What’s actually happening in the Gulf
Washington’s move to reinstate strict controls around Iranian ports and the Strait of Hormuz has buyers looking for alternatives — and fast. Iraq, sitting next door with the second-largest OPEC output in the region, is the obvious substitute, with state exporters scrambling to re-route shipments and negotiate new deals. But global oil markets are tight, and swapping one supply line for another isn’t a snap of the fingers.
Real-world consequences for Americans
When trading desks and tankers get nervous, prices climb — and Americans feel it at the pump and the grocery checkout. Higher freight and “war-risk” insurance premiums for ships translate into higher bills for diesel for truckers, heating oil for families, and input costs for manufacturers. Picture a small trucking company in Ohio tightening its belt as diesel spikes, or a single mom in Phoenix watching grocery inflation nibble at a paycheck — that’s the fallout.
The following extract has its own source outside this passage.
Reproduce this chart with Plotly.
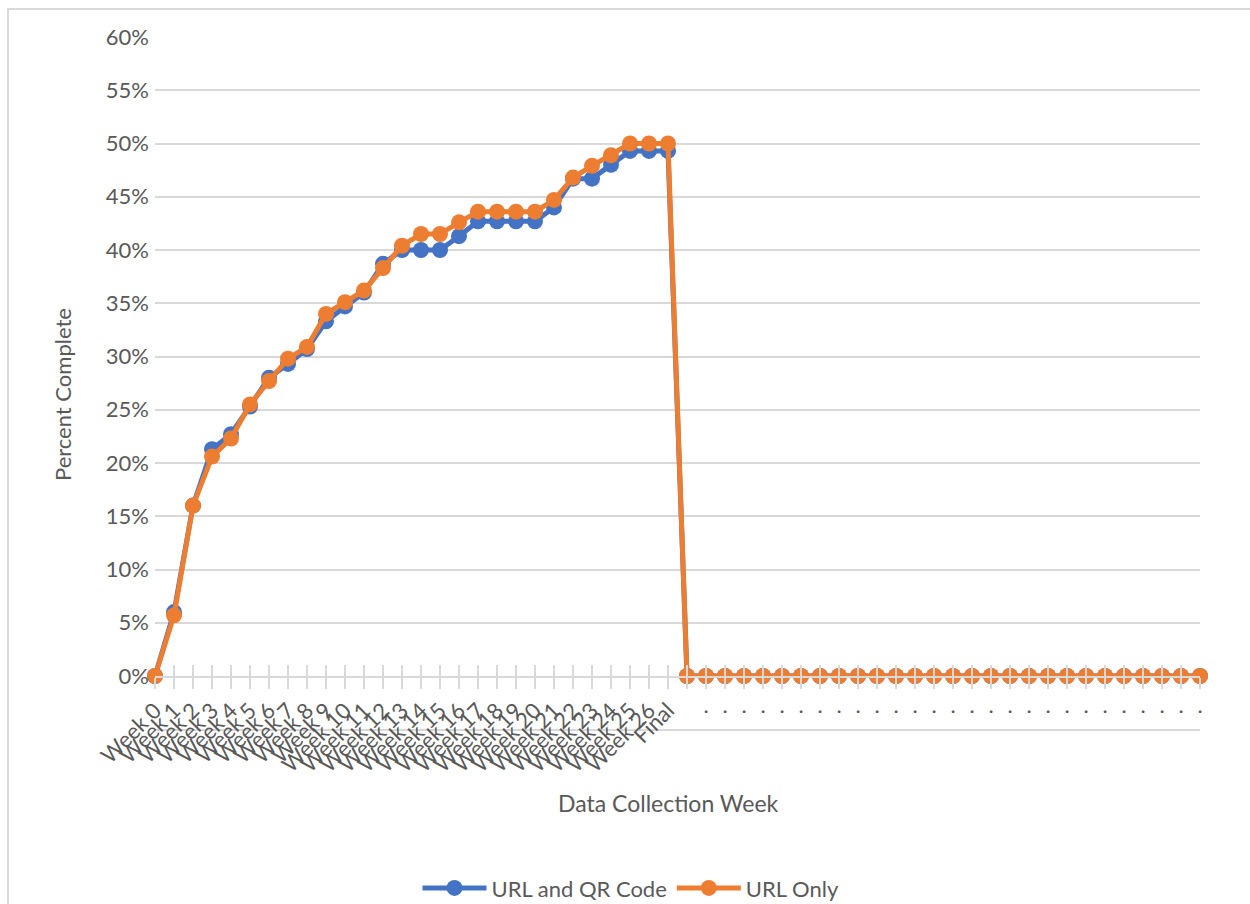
import plotly.graph_objects as go

# Weekly completion rates by distribution method
weeks = [f"Week {i}" for i in range(27)] + ["Final"]
url_and_qr = [0, 6.0, 16.0, 21.3, 22.7, 25.3, 28.0, 29.3, 30.7, 33.3, 34.7, 36.0, 38.7,
              40.0, 40.0, 40.0, 41.3, 42.7, 42.7, 42.7, 42.7, 44.0, 46.7, 46.7, 48.0,
              49.3, 49.3, 49.3]
url_only = [0, 5.7, 16.0, 20.6, 22.3, 25.5, 27.7, 29.8, 30.9, 34.0, 35.1, 36.2, 38.3,
            40.4, 41.5, 41.5, 42.6, 43.6, 43.6, 43.6, 43.6, 44.7, 46.8, 47.9, 48.9,
            50.0, 50.0, 50.0]
# empty trailing slots of the template (plotted as zero)
n_blank = 28
blank_labels = [""] + ["."] * (n_blank - 1)

labels = weeks + [""] * n_blank
dot_labels = [""] * len(weeks) + blank_labels
qr_vals = [v / 100 for v in url_and_qr] + [0] * n_blank
url_vals = [v / 100 for v in url_only] + [0] * n_blank
xs = list(range(len(labels)))

BLUE = "#4472C4"
ORANGE = "#ED7D31"
GRID = "#D9D9D9"
TXT = "#595959"
FONT = "Lato, Carlito, Calibri, sans-serif"
FS = 22

fig = go.Figure()
fig.add_trace(go.Scatter(
    x=xs, y=qr_vals, name="URL and QR Code", mode="lines+markers",
    line=dict(color=BLUE, width=5), marker=dict(color=BLUE, size=16),
    cliponaxis=False))
fig.add_trace(go.Scatter(
    x=xs, y=url_vals, name="URL Only", mode="lines+markers",
    line=dict(color=ORANGE, width=5), marker=dict(color=ORANGE, size=16),
    cliponaxis=False))

# companion axis: upward half of the cross tick marks and the second label row
fig.add_trace(go.Scatter(x=[xs[0]], y=[0], xaxis="x2", showlegend=False,
                         mode="markers", marker=dict(opacity=0), hoverinfo="skip"))

fig.update_layout(
    width=1250, height=904,
    margin=dict(l=155, r=50, t=37, b=228, autoexpand=False),
    paper_bgcolor="white", plot_bgcolor="white",
    font=dict(family=FONT, size=FS, color=TXT),
    showlegend=True,
    legend=dict(orientation="h", x=0.4555, xanchor="center", y=-0.332, yanchor="middle",
                font=dict(size=FS, color=TXT), itemwidth=64, traceorder="normal"),
    xaxis=dict(
        range=[0, len(xs) - 1], tickmode="array", tickvals=xs, ticktext=labels,
        tickangle=-45, ticks="outside", ticklen=11, tickwidth=2, tickcolor=GRID,
        showgrid=False, showline=True, linecolor=GRID, linewidth=2, zeroline=False,
        automargin=False, tickfont=dict(size=FS, color=TXT)),
    xaxis2=dict(
        overlaying="x", matches="x", anchor="y", side="bottom",
        range=[0, len(xs) - 1], tickmode="array", tickvals=xs, ticktext=dot_labels,
        tickangle=0, ticks="inside", ticklen=11, tickwidth=2, tickcolor=GRID,
        ticklabelstandoff=14, showgrid=False, showline=False, zeroline=False,
        automargin=False, tickfont=dict(size=FS, color=TXT)),
    yaxis=dict(
        range=[0, 0.6], dtick=0.05, tickformat=".0%", showgrid=True, gridcolor=GRID,
        gridwidth=2, zeroline=False, showline=False, ticks="", ticklabelstandoff=5,
        automargin=False, tickfont=dict(size=FS, color=TXT)),
    annotations=[
        dict(text="Percent Complete", xref="paper", yref="paper",
             x=(62 - 155) / 1045, y=(676 - 395) / 639, textangle=-90,
             showarrow=False, xanchor="center", yanchor="middle",
             font=dict(size=FS, color=TXT)),
        dict(text="Data Collection Week", xref="paper", yref="paper",
             x=(668 - 155) / 1045, y=(676 - 803) / 639, showarrow=False,
             xanchor="center", yanchor="middle", font=dict(size=23, color=TXT)),
    ],
    shapes=[
        # chart frame
        dict(type="rect", xref="paper", yref="paper",
             x0=(8 - 155) / 1045, x1=1.2, y0=-0.5, y1=(676 - 9) / 639,
             line=dict(color=GRID, width=2), fillcolor="rgba(0,0,0,0)", layer="below"),
        # rule beneath the category labels
        dict(type="line", xref="paper", yref="paper",
             x0=0, x1=1, y0=(676 - 730) / 639, y1=(676 - 730) / 639,
             line=dict(color=GRID, width=2), layer="below"),
    ],
)

fig.write_html("out.html")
Why Iraq can’t just flip a switch
Iraq’s fields at Basra can produce, but they’re stretched. Pipelines, terminals and export contracts are already running near capacity and years of underinvestment and sabotage have left the system brittle. Pushing extra barrels out quickly risks infrastructure failures, domestic shortages, or fuel rationing inside Iraq — which would be a geopolitical mess as much as an economic one.
What Washington should do — and what it isn’t saying
There’s a case for pressing Iran hard after threats in the Strait, but you don’t do that and ignore the energy consequences. Washington needs a two-track plan: shore up security in the Gulf while immediately loosening domestic production bottlenecks and using strategic reserves to smooth price spikes. If the administration won’t remove red tape and unleash American energy now, voters should ask why we’re left relying on unstable neighbors for the lifeblood of our economy.
So yes, Iraq is scrambling to fill oil demand — but scrambling isn’t the same as steady supply. Who pays for the gap when geopolitics clenches the markets: the tanker captain, the refinery, or the American family at the pump?